Lovely sister Lindsay, unaware of all the corruption and devoted to her stepsister, tries to make peace between her dad and Davis. Also tossed into this mix is Lindsay's boyfriend, a reporter, who uses his access to Davis to report her shenanigans in his paper.
This unstable brew comes to a head as federal agents are getting wise to Davis' scheme; yes, it's so big, the Feds are involved. Her dad is also getting wise and her fiancé is wobbling. There is no easy way out for Davis, though, as the mobsters want her to keep laundering for them.
Most of the movie, all shot at a warp-speed pace with typical Warner Bros. warp-speed dialogue, is Davis trying to find a safe escape hatch for herself, her money, and her gangster boyfriend, while the Feds and stepdad close in, and sister Lindsay, still unaware, tries to help.
Being a Warner Bros. picture (under its First National Pictures brand), there's a real-world grit to all this as the gangsters kidnap, assault and shoot to kill to protect their money and turf. Davis also is no misguided good kid, but a corrupt, lying and selfish young woman.
The movie's wrap-up is confusing as there are so many players - local cops, the Feds, several newspapers, several gangsters, and the family - but you get it easily enough at a high level. Plus, you don't watch this movie for its plot; you watch it for its actors and atmosphere.
Davis, shortly, would become one of the era's defining stars, but here you see her ready to launch, as her energy, presence, and delivery have her owning every scene she's in. She's so good, it sometimes seems like everyone else is just standing still around her.
Lindsay is no Davis, but she's a perfect counterbalance here as the good, level-headed sister truly trying to save Davis. Also, Lindsay's character has the absolutely wonderful name Valkyr (pronounced Val-ker) Bradford, a first name which should be brought back immediately.
The entire cast, which is chockablock with Warners' regulars, including Lyle Talbot, Alan Hale, Henry O'Neil and others, feels like old home week for the studio. The acting talent that Warners could throw at even a B movie is impressive to this day.

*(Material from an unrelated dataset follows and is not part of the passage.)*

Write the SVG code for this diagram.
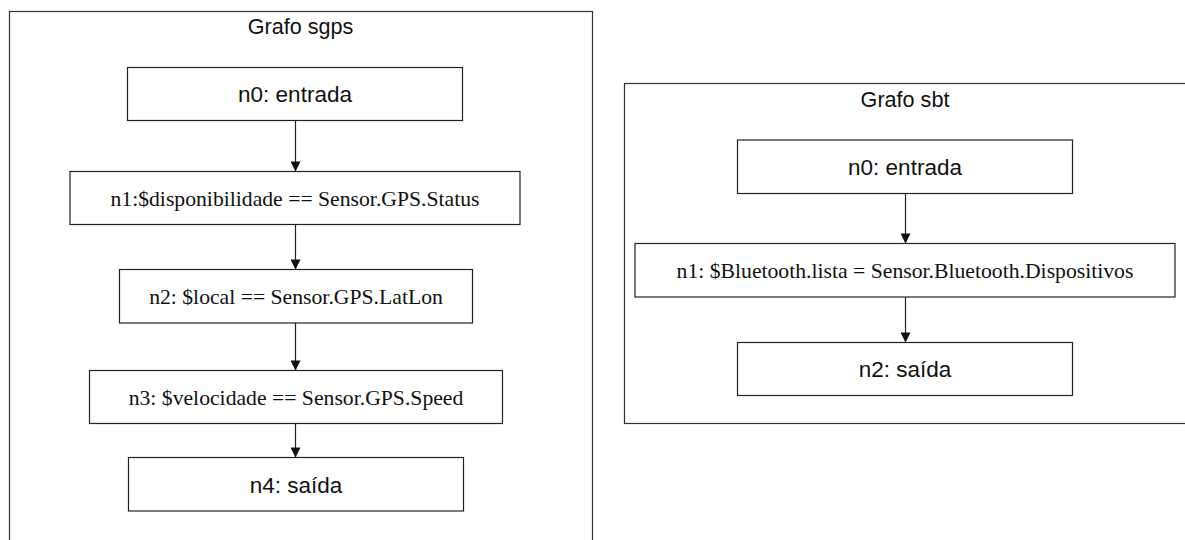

Warners also captured the hijinx and competitiveness of the intense newspaper business back then – look for the scene where the reporters raaz the paper's photographer, played by Hugh Herbert. No historical account could mimic the real-world feel you get here.
Unusual for the time, Warners Bros. also took to the streets to film, shooting all over San Francisco. This brings the city alive in a way no recreation on studio sets and backlots can ever achieve.
Along with all of the movie's gangster argot and wealthy people swag – Davis' bedroom is an Art Deco Hollywood fantasy that had to have 1930s audiences swooning – you feel the era and the times in an almost palpable way.
Fog Over Frisco is a B movie with a run-of-the-mill plot, but as sometimes happens when fate and luck combine, it also captured so much of-the-moment history, and so many period curios that it's probably a better movie for modern audiences than it was for contemporaneous ones.
Today, it offers us a chance to see Bette Davis locked and loaded for stardom, San Francisco just before the Golden Gate was built, and the city's gritty underworld just before the Motion Picture Production Code forced movies to whitewash its pictures.
Sometimes it's just happenstance, but in Fog Over Frisco, a nondescript B movie, Warner Bros. thankfully, even if accidentally, preserved a lot of cultural and historical ephemera on celluloid for us.